Il y a toutefois des limites objectives de la loi et des procédures, et ça cause beaucoup de frustration non seulement pour la personne, mais aussi pour les opérateur∙rices qui ne peuvent pas répondre à une demande. Le souhait le plus fréquent, auquel il n’est souvent pas possible de donner suite, concerne les personnes titulaires d’un permis F (admission provisoire) qui souhaitent rendre visite à leur famille. Les personnes ayant ce statut ne sont pas autorisées à quitter la Suisse. Des mineur∙es non-accompagné∙es quittent leur pays à l’âge de 12-13 ans et arrivent ici à l’âge de 15 ans, et, en raison de leur statut, ils∙elles ne peuvent pas espérer retrouver leur famille qui serait restée dans le pays d’origine ou qui se trouverait dans un autre pays européen. Cela crée un sentiment de culpabilité chez les jeunes envers leur famille, ainsi que de la frustration, du découragement qui est vraiment très fort. Malheureusement, nous on ne peut aider que jusqu’à un certain point.
Quelles sont tes préoccupations en ce qui concerne les personnes réfugiées afghane en Suisse ?
La situation politique de l’Afghanistan ces deux dernières années, c’est-à-dire depuis la prise de pouvoir des talibans, a sûrement causé une grande souffrance et grande préoccupation dans la population afghane. Le fait de penser à la famille, aux ami∙es, aux parents qui sont restés dans le pays, dans une situation de chaos, de violence généralisée, ça a contribué à augmenter la situation de stress. Je constate qu’il y a de nombreuses personnes qui ont quand même, malgré le contexte difficile, les ressources pour se construire une vie en Suisse, avec une formation, un travail, une vision d’avenir. D’autres sont affaiblies par la fuite. Ces personnes sont encore plus affaiblies par les développements en Afghanistan et c’est ce qui me préoccupe.

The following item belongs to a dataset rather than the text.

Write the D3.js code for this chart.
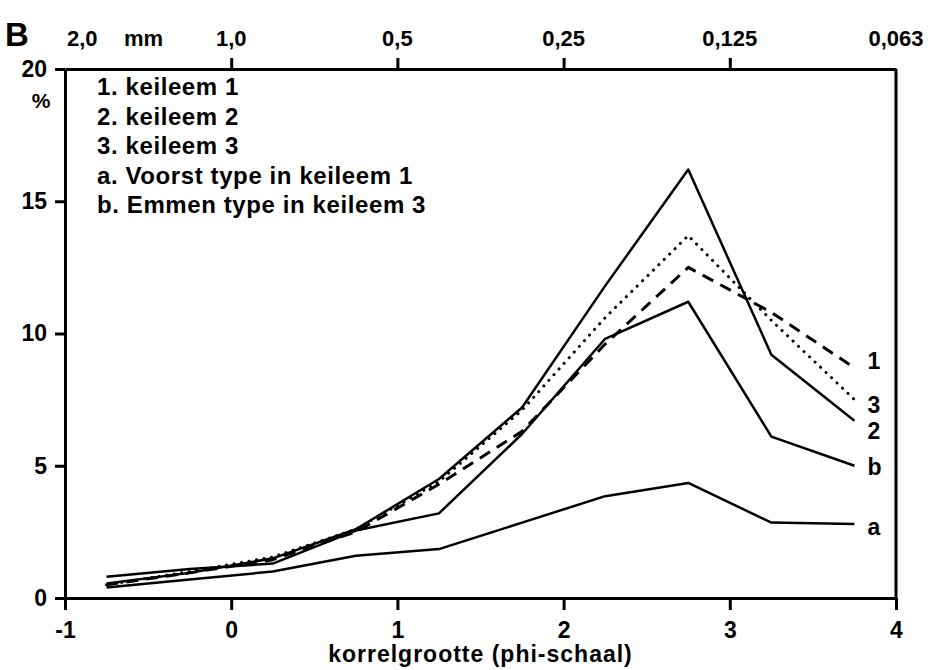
<!DOCTYPE html>
<html lang="nl">
<head>
    <meta charset="UTF-8">
    <title>Korrelgrootte keileem</title>
    <style>
        body {
            margin: 0;
            background: #fff;
        }
        svg text {
            font-family: "Liberation Sans", Arial, sans-serif;
            font-weight: bold;
            fill: #000;
        }
        .axis path, .axis line {
            stroke: #000;
            stroke-width: 3;
        }
    </style>
</head>
<body>
    <script src="https://d3js.org/d3.v7.min.js"></script>
    <script>
        // phi classes (midpoints) and percentages per sample
        const phi = [-0.75, -0.25, 0.25, 0.75, 1.25, 1.75, 2.25, 2.75, 3.25, 3.75];
        const keileem1 = [0.5, 0.95, 1.45, 2.5, 4.3, 6.3, 9.6, 12.5, 10.8, 8.7];
        const keileem2 = [0.55, 0.95, 1.5, 2.6, 4.5, 7.2, 11.8, 16.2, 9.2, 6.7];
        const keileem3 = [0.5, 1.0, 1.55, 2.6, 4.4, 7.1, 10.6, 13.7, 10.5, 7.5];
        const typeA = [0.4, 0.7, 1.0, 1.6, 1.85, 2.85, 3.85, 4.35, 2.85, 2.8];
        const typeB = [0.8, 1.1, 1.3, 2.55, 3.2, 6.2, 9.8, 11.2, 6.1, 5.0];

        const legendItems = [
            "1. keileem 1",
            "2. keileem 2",
            "3. keileem 3",
            "a. Voorst type in keileem 1",
            "b. Emmen type in keileem 3"
        ];
        const xTicks = [-1, 0, 1, 2, 3, 4];
        const yTicks = [0, 5, 10, 15, 20];
        const mmTicks = [0, 1, 2, 3];
        const mmPhi = [-1, 0, 1, 2, 3, 4];
        const mmLabels = ["2,0", "1,0", "0,5", "0,25", "0,125", "0,063"];

        const width = 928, height = 670;
        const margin = {top: 69, right: 32, bottom: 72, left: 65};

        const svg = d3.select("body").append("svg")
            .attr("width", width)
            .attr("height", height);

        const x = d3.scaleLinear().domain([-1, 4]).range([margin.left, width - margin.right]);
        const y = d3.scaleLinear().domain([0, 20]).range([height - margin.bottom, margin.top]);

        // frame: top and right
        svg.append("g").attr("class", "axis")
            .attr("transform", `translate(0,${margin.top})`)
            .call(d3.axisTop(x).tickValues(mmTicks).tickSize(11).tickSizeOuter(0).tickFormat(""));
        svg.append("line")
            .attr("x1", x(4)).attr("x2", x(4))
            .attr("y1", y(20)).attr("y2", y(0))
            .attr("stroke", "#000").attr("stroke-width", 3);

        // bottom axis
        const xAxis = svg.append("g").attr("class", "axis")
            .attr("transform", `translate(0,${y(0)})`)
            .call(d3.axisBottom(x).tickValues(xTicks).tickSize(12).tickSizeOuter(0).tickPadding(12)
                .tickFormat(d => String(d)));
        xAxis.selectAll("text").style("font-size", "23px");

        // left axis
        const yAxis = svg.append("g").attr("class", "axis")
            .attr("transform", `translate(${margin.left},0)`)
            .call(d3.axisLeft(y).tickValues(yTicks).tickSize(10).tickSizeOuter(0).tickPadding(8));
        yAxis.selectAll("text").style("font-size", "23px");

        svg.selectAll(".axis text").attr("font-family", null);

        // top mm labels
        svg.selectAll(".mm")
            .data(mmLabels)
            .enter().append("text")
            .attr("class", "mm")
            .attr("x", (d, i) => i === 0 ? x(mmPhi[i]) + 2 : x(mmPhi[i]))
            .attr("y", 46)
            .attr("text-anchor", (d, i) => i === 0 ? "start" : "middle")
            .style("font-size", "22px")
            .text(d => d);
        svg.append("text").attr("x", 124).attr("y", 46).style("font-size", "22px").text("mm");

        svg.append("text").attr("x", 5).attr("y", 46).style("font-size", "33px").text("B");
        svg.append("text").attr("x", 41).attr("y", 108).attr("text-anchor", "middle")
            .style("font-size", "21px").text("%");

        svg.append("text")
            .attr("x", (x(-1) + x(4)) / 2)
            .attr("y", 662)
            .attr("text-anchor", "middle")
            .style("font-size", "23px")
            .style("letter-spacing", "1px")
            .text("korrelgrootte (phi-schaal)");

        // legend
        svg.selectAll(".legend")
            .data(legendItems)
            .enter().append("text")
            .attr("class", "legend")
            .attr("x", 97)
            .attr("y", (d, i) => 95 + i * 29.5)
            .style("font-size", "24px")
            .style("letter-spacing", "0.6px")
            .text(d => d);

        // series
        const series = [
            {name: "1", values: keileem1, dash: "12,8", w: 3, shift: -7},
            {name: "2", values: keileem2, dash: null, w: 2.5, shift: 10},
            {name: "3", values: keileem3, dash: "0.1,7.5", w: 3, shift: 5},
            {name: "a", values: typeA, dash: null, w: 2.5, shift: 3},
            {name: "b", values: typeB, dash: null, w: 2.5, shift: 1}
        ];

        const line = d3.line()
            .x((d, i) => x(phi[i]))
            .y(d => y(d));

        svg.selectAll(".series")
            .data(series)
            .enter().append("path")
            .attr("class", "series")
            .attr("d", d => line(d.values))
            .attr("fill", "none")
            .attr("stroke", "#000")
            .attr("stroke-width", d => d.w)
            .attr("stroke-linecap", d => d.name === "3" ? "round" : "butt")
            .attr("stroke-linejoin", "round")
            .attr("stroke-dasharray", d => d.dash);

        svg.selectAll(".endlabel")
            .data(series)
            .enter().append("text")
            .attr("class", "endlabel")
            .attr("x", x(phi[phi.length - 1]) + 13)
            .attr("y", d => y(d.values[d.values.length - 1]) + d.shift)
            .attr("dy", "0.35em")
            .style("font-size", "23px")
            .text(d => d.name);
    </script>
</body>
</html>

Quels freins identifies-tu en Suisse ?
Une situation qui cause beaucoup de souffrance psychologique est la difficulté du regroupement familial. Il y a des lois bien précises, des procédures précises et souvent ce n’est pas possible pour la personne de pouvoir amener sa famille ici. Tout cela dépend du permis. Lorsque ta demande d’asile est acceptée, tu as droit au regroupement familial, mais pour d’autres statuts ce n’est pas possible. Pour les personnes qui ont un permis d’admission provisoire, c’est beaucoup plus complexe et souvent ce n’est pas possible.
Peux-tu partager un moment particulièrement fort que tu as vécu au sein du secteur Migration à SOS Ticino ?
Je me souviens d’un jeune qui était arrivé en Suisse très jeune et qui a demandé l’asile. Il a commencé son processus d’intégration, il a pris différents cours de langue et il a commencé à travailler. Puis tout d’un coup, il a reçu la réponse définitive du Secrétariat d’Etat à la Migration (SEM) qui avait décidé que la demande d’asile était refusée et donc qu’il devait quitter la Suisse. Il a fait appel auprès du tribunal, mais celui-ci a confirmé la décision. Il a dû soudainement abandonner son travail et a demandé l’aide d’urgence. Par la suite, il a vécu plusieurs années dans l’insécurité totale et la peur d’être renvoyé.
Avec les changements politiques récents en Afghanistan, les juristes et avocat∙es du service juridique de SOS Ticino ont présenté au SEM une demande de réexamen de la situation, étant donné que le contexte politique n’était plus le même. Finalement, le SEM a accordé une admission provisoire à ce jeune qui a pu vraiment reprendre sa vie en mains après plusieurs années d’incertitude ! Il a pu reprendre son travail et tout ce qu’il avait dû abandonner. Aujourd’hui, il est financièrement indépendant et a une situation stable en Suisse.